Aerospace engineering professor Dewey H. Hodges was selected to give the November 8 William R. Sears Memorial Lecture at the University of Arizona.

His talk, "Unified Approach for Accurate and Efficient Modeling of Composite Beams, Plates, and Shells"  explores the unified approach, which facilitates accurate and efficient modeling of composite helicopter rotor blades for loads, dynamics, aeroelasticity, and stress recovery.

A faculty member in the Daniel Guggenheim School of Aerospace Engineering for more than 32 years, Hodges is the recipient of multiple awards and recognitions, including the Nikolsky Lectureship, and, last year, AIAA's Structures, Structural Dynamics, & Materials (SDM) Award, for his lifelong contributions to structures, structural dynamics, and materials.

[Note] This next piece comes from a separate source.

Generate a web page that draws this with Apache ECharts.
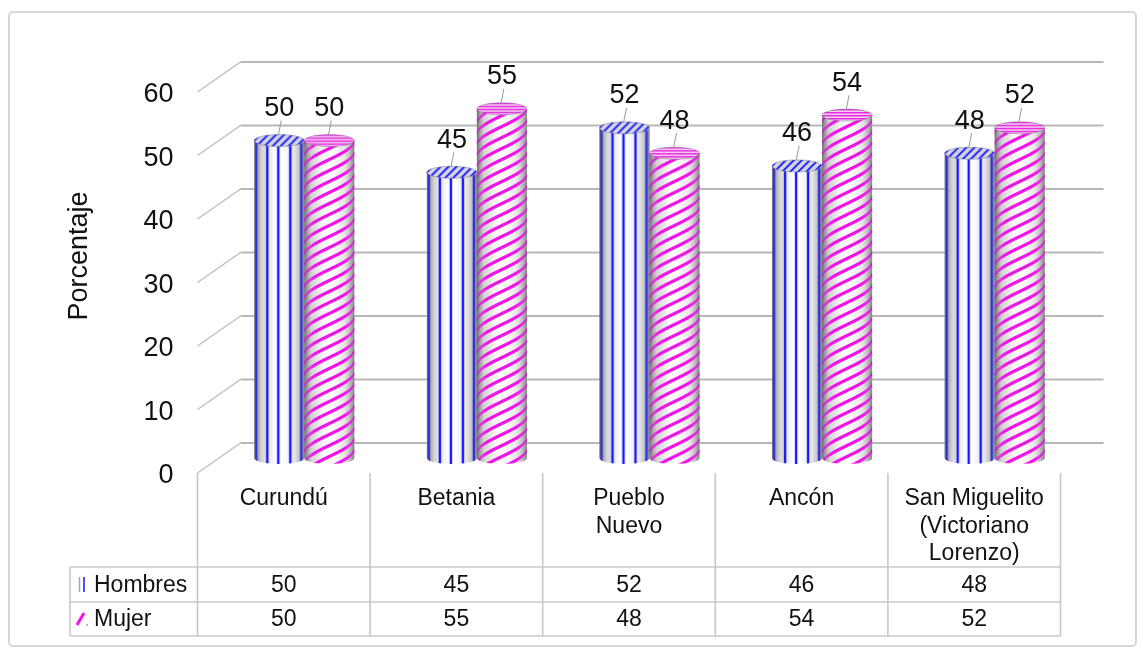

The unified approach achieves accuracy comparable to that of three-dimensional finite element analysis but with significant savings in computational effort. The basis for this approach is a mathematical technique called the variational asymptotic method, as presented by Berdichevsky in the 1970s and 1980s. His presentation summarizes the modeling approach and presents some of the key equations of the resulting analyses.